Given instruction >> Copy out, from the entries below, each line holding the string "script".

Material for the task >>
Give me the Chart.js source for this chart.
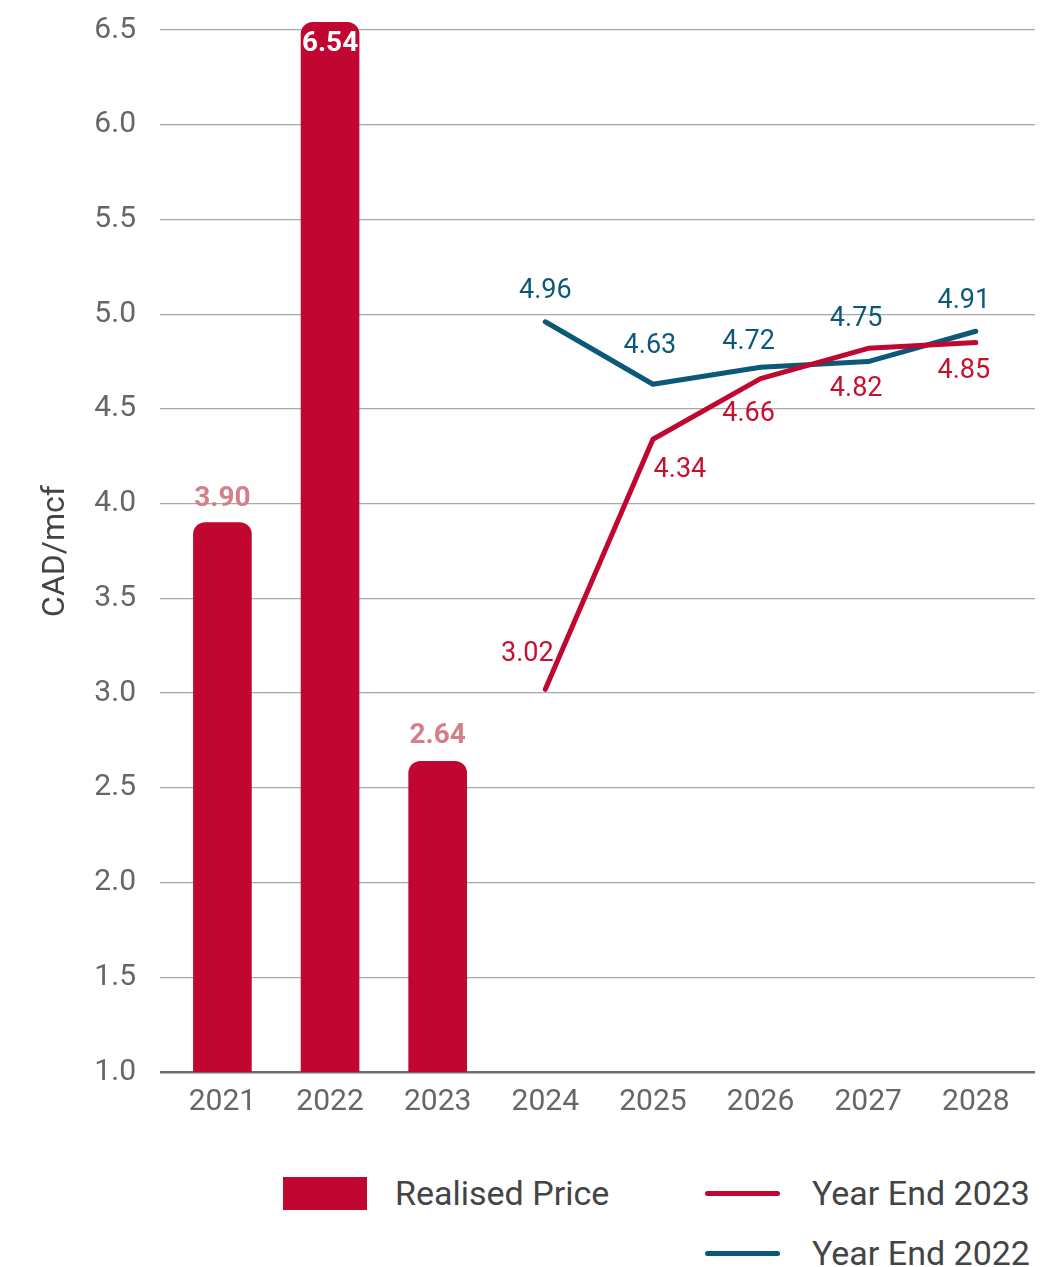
<!DOCTYPE html>
<html>
<head>
<meta charset="utf-8">
<script src="https://cdn.jsdelivr.net/npm/chart.js@4/dist/chart.umd.min.js"></script>
<style>
  body { margin: 0; background: #fff; font-family: Roboto, 'DejaVu Sans Condensed', sans-serif; }
  #wrap { position: relative; width: 1060px; height: 1267px; overflow: hidden; }
  #chart { position: absolute; left: 0; top: 0; }
  .legend-item { position: absolute; display: flex; align-items: center; color: #444; font-size: 34px; white-space: nowrap; }
  .swatch-box { width: 84px; height: 33px; margin-right: 28px; }
  .swatch-line { width: 75px; height: 5px; border-radius: 3px; margin-right: 32px; }
</style>
</head>
<body>
<div id="wrap">
  <canvas id="chart" width="1060" height="1135"></canvas>
  <div id="legend"></div>
</div>
<script>
// ── Data ─────────────────────────────────────────────────────────────────────
const years         = ['2021', '2022', '2023', '2024', '2025', '2026', '2027', '2028'];
const realisedPrice = [3.90, 6.54, 2.64, null, null, null, null, null];
const yearEnd2023   = [null, null, null, 3.02, 4.34, 4.66, 4.82, 4.85];
const yearEnd2022   = [null, null, null, 4.96, 4.63, 4.72, 4.75, 4.91];
const yTicks        = [1.0, 1.5, 2.0, 2.5, 3.0, 3.5, 4.0, 4.5, 5.0, 5.5, 6.0, 6.5];

const RED  = '#c10631';
const TEAL = '#0c5878';
const FONT = "Roboto, 'DejaVu Sans Condensed', sans-serif";

// turn a value list into {x, y} points on the index axis, skipping gaps
function toPoints(values) {
  return values.map((v, i) => (v == null ? null : { x: i, y: v })).filter(Boolean);
}

// ── Value labels ─────────────────────────────────────────────────────────────
const valueLabels = {
  id: 'valueLabels',
  afterDatasetsDraw(chart) {
    const ctx = chart.ctx;
    chart.data.datasets.forEach((ds, di) => {
      const meta = chart.getDatasetMeta(di);
      const cfg = ds.valueLabel;
      if (!cfg) return;
      meta.data.forEach((el, i) => {
        const raw = ds.data[i].y;
        const off = cfg.offsets[i] || [0, 0];
        ctx.save();
        ctx.font = `${cfg.weight} ${cfg.size}px ${FONT}`;
        ctx.fillStyle = Array.isArray(cfg.color) ? cfg.color[i] : cfg.color;
        ctx.textAlign = 'center';
        ctx.textBaseline = 'middle';
        ctx.fillText(raw.toFixed(2), el.x + off[0], el.y + off[1]);
        ctx.restore();
      });
    });
  },
};

// ── Chart ────────────────────────────────────────────────────────────────────
const chart = new Chart(document.getElementById('chart'), {
  type: 'bar',
  data: {
    datasets: [
      {
        type: 'bar',
        label: 'Realised Price',
        data: toPoints(realisedPrice),
        backgroundColor: RED,
        barThickness: 58,
        borderRadius: 12,
        clip: { left: 0, top: false, right: 0, bottom: 0 },
        valueLabel: {
          weight: 'bold', size: 28,
          color: ['#d47f8a', '#ffffff', '#d47f8a'],
          offsets: [[0, -24], [0, 22], [0, -25]],
        },
      },
      {
        type: 'line',
        label: 'Year End 2023',
        data: toPoints(yearEnd2023),
        borderColor: RED,
        borderWidth: 5,
        pointRadius: 0,
        borderCapStyle: 'round',
        borderJoinStyle: 'round',
        valueLabel: {
          weight: 'normal', size: 27, color: '#c8102e',
          offsets: [[-18, -35], [27, 31], [-12, 36], [-12, 41], [-12, 29]],
        },
      },
      {
        type: 'line',
        label: 'Year End 2022',
        data: toPoints(yearEnd2022),
        borderColor: TEAL,
        borderWidth: 5,
        pointRadius: 0,
        borderCapStyle: 'round',
        borderJoinStyle: 'round',
        valueLabel: {
          weight: 'normal', size: 27, color: TEAL,
          offsets: [[0, -31], [-3, -38], [-12, -25], [-12, -42], [-12, -30]],
        },
      },
    ],
  },
  options: {
    responsive: false,
    animation: false,
    layout: { padding: { top: 30, right: 25, left: 0, bottom: 0 } },
    plugins: {
      legend: { display: false },
      tooltip: { enabled: false },
    },
    scales: {
      x: {
        type: 'linear',
        offset: false,
        min: -0.58,
        max: 7.55,
        grid: { display: false },
        border: { display: false },
        afterBuildTicks: scale => { scale.ticks = years.map((_, i) => ({ value: i })); },
        afterFit: scale => {
          scale.height = 63;
          scale.paddingLeft = 0;
          scale.paddingRight = 0;
        },
        ticks: {
          autoSkip: false,
          maxRotation: 0,
          padding: 4,
          color: '#666',
          font: { family: FONT, size: 30 },
          callback: v => years[v],
        },
      },
      y: {
        min: yTicks[0],
        max: yTicks[yTicks.length - 1],
        afterBuildTicks: scale => { scale.ticks = yTicks.map(v => ({ value: v })); },
        afterFit: scale => {
          scale.width = 160;
          scale.paddingTop = 0;
          scale.paddingBottom = 0;
        },
        border: { display: false },
        grid: {
          drawTicks: false,
          color: c => (c.tick && c.tick.value === yTicks[0] ? '#6e6e6e' : '#a8a8a8'),
          lineWidth: c => (c.tick && c.tick.value === yTicks[0] ? 2.5 : 1.2),
        },
        ticks: {
          padding: 24,
          color: '#666',
          font: { family: FONT, size: 30 },
          callback: v => v.toFixed(1),
        },
        title: {
          display: true,
          text: 'CAD/mcf',
          color: '#444',
          font: { family: FONT, size: 32 },
          padding: { top: 37, bottom: 0 },
        },
      },
    },
  },
  plugins: [valueLabels],
});

// ── Legend (two columns under the plot) ──────────────────────────────────────
const legendSpots = [
  { left: 283, top: 1173, box: true },
  { left: 705, top: 1173, box: false },
  { left: 705, top: 1233, box: false },
];
const legendEl = document.getElementById('legend');
chart.data.datasets.forEach((ds, i) => {
  const spot = legendSpots[i];
  const item = document.createElement('div');
  item.className = 'legend-item';
  item.style.left = spot.left + 'px';
  item.style.top = spot.top + 'px';
  const sw = document.createElement('span');
  sw.className = spot.box ? 'swatch-box' : 'swatch-line';
  sw.style.background = spot.box ? ds.backgroundColor : ds.borderColor;
  const txt = document.createElement('span');
  txt.textContent = ds.label;
  item.appendChild(sw);
  item.appendChild(txt);
  legendEl.appendChild(item);
});
</script>
</body>
</html>
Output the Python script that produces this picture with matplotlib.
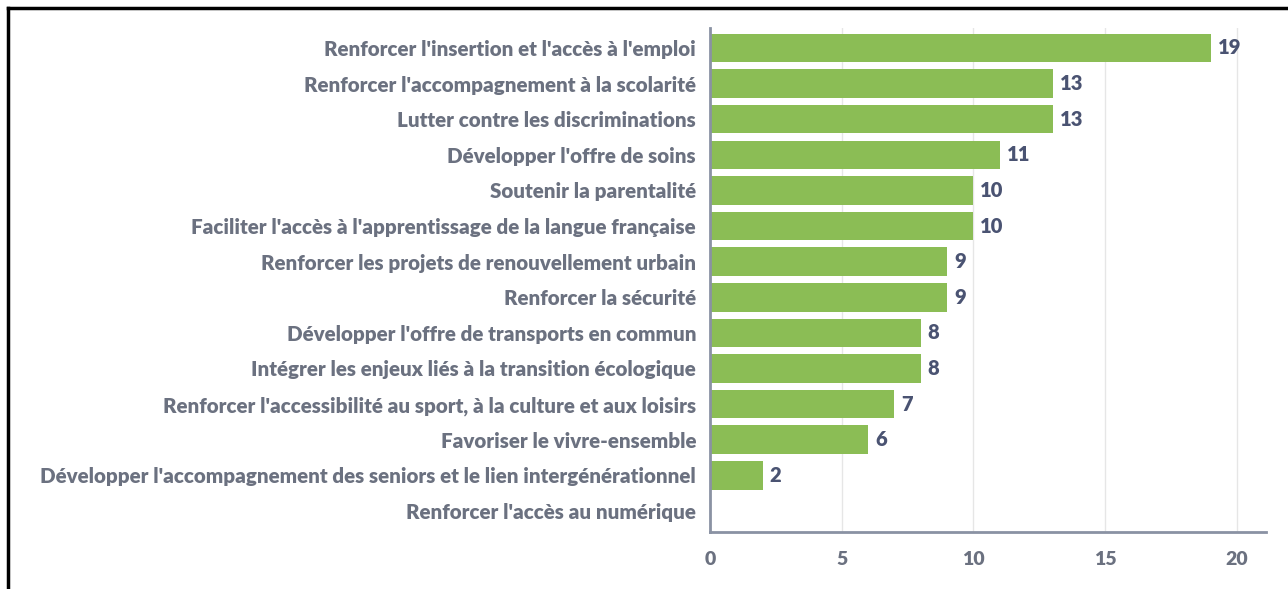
import matplotlib.pyplot as plt
from matplotlib.lines import Line2D

categories = [
    "Renforcer l'insertion et l'accès à l'emploi",
    "Renforcer l'accompagnement à la scolarité",
    "Lutter contre les discriminations",
    "Développer l'offre de soins",
    "Soutenir la parentalité",
    "Faciliter l'accès à l'apprentissage de la langue française",
    "Renforcer les projets de renouvellement urbain",
    "Renforcer la sécurité",
    "Développer l'offre de transports en commun",
    "Intégrer les enjeux liés à la transition écologique",
    "Renforcer l'accessibilité au sport, à la culture et aux loisirs",
    "Favoriser le vivre-ensemble",
    "Développer l'accompagnement des seniors et le lien intergénérationnel",
    "Renforcer l'accès au numérique",
]
values = [19, 13, 13, 11, 10, 10, 9, 9, 8, 8, 7, 6, 2, 0]
xticks = [0, 5, 10, 15, 20]

plt.rcParams['font.family'] = ['Lato', 'DejaVu Sans']
plt.rcParams['font.weight'] = 'bold'

fig = plt.figure(figsize=(12.88, 5.89), dpi=100)
ax = fig.add_axes([0.5512, 0.0968, 0.4317, 0.8557])

ypos = list(range(len(categories)))
ax.barh(ypos, values, height=0.8, color="#8bbd55", zorder=3)

# étiquettes de valeur
for y, v in zip(ypos, values):
    if v > 0:
        ax.annotate(str(v), (v, y), xytext=(5, 0), textcoords="offset points",
                    va="center", ha="left", fontsize=14.5, fontweight="heavy",
                    color="#4a5372")

ax.set_yticks(ypos)
ax.set_yticklabels(categories, fontsize=14.8, fontweight="heavy", color="#6b7180")
ax.set_xticks(xticks)
ax.set_xticklabels([str(t) for t in xticks], fontsize=14, fontweight="heavy", color="#6b7180")
ax.tick_params(axis="y", length=0, pad=10)
ax.tick_params(axis="x", length=0, pad=14)

ax.set_xlim(0, 21.1)
ax.set_ylim(13.59, -0.56)

ax.grid(axis="x", color="#e6e6e6", linewidth=1, zorder=0)
for side in ["top", "right"]:
    ax.spines[side].set_visible(False)
for side in ["left", "bottom"]:
    ax.spines[side].set_color("#8a92a3")
    ax.spines[side].set_linewidth(2)
    ax.spines[side].set_zorder(4)

# cadre noir (gauche + haut)
fig.add_artist(Line2D([8 / 1288, 8 / 1288], [0, 1 - 8 / 589], color="black", linewidth=2.5))
fig.add_artist(Line2D([8 / 1288, 1], [1 - 8 / 589, 1 - 8 / 589], color="black", linewidth=2.5))

fig.savefig("out.png", dpi=100)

Response to this task >>
<script src="https://cdn.jsdelivr.net/npm/chart.js@4/dist/chart.umd.min.js"></script>
<script>
</script>
Output the Python script that produces this picture with matplotlib.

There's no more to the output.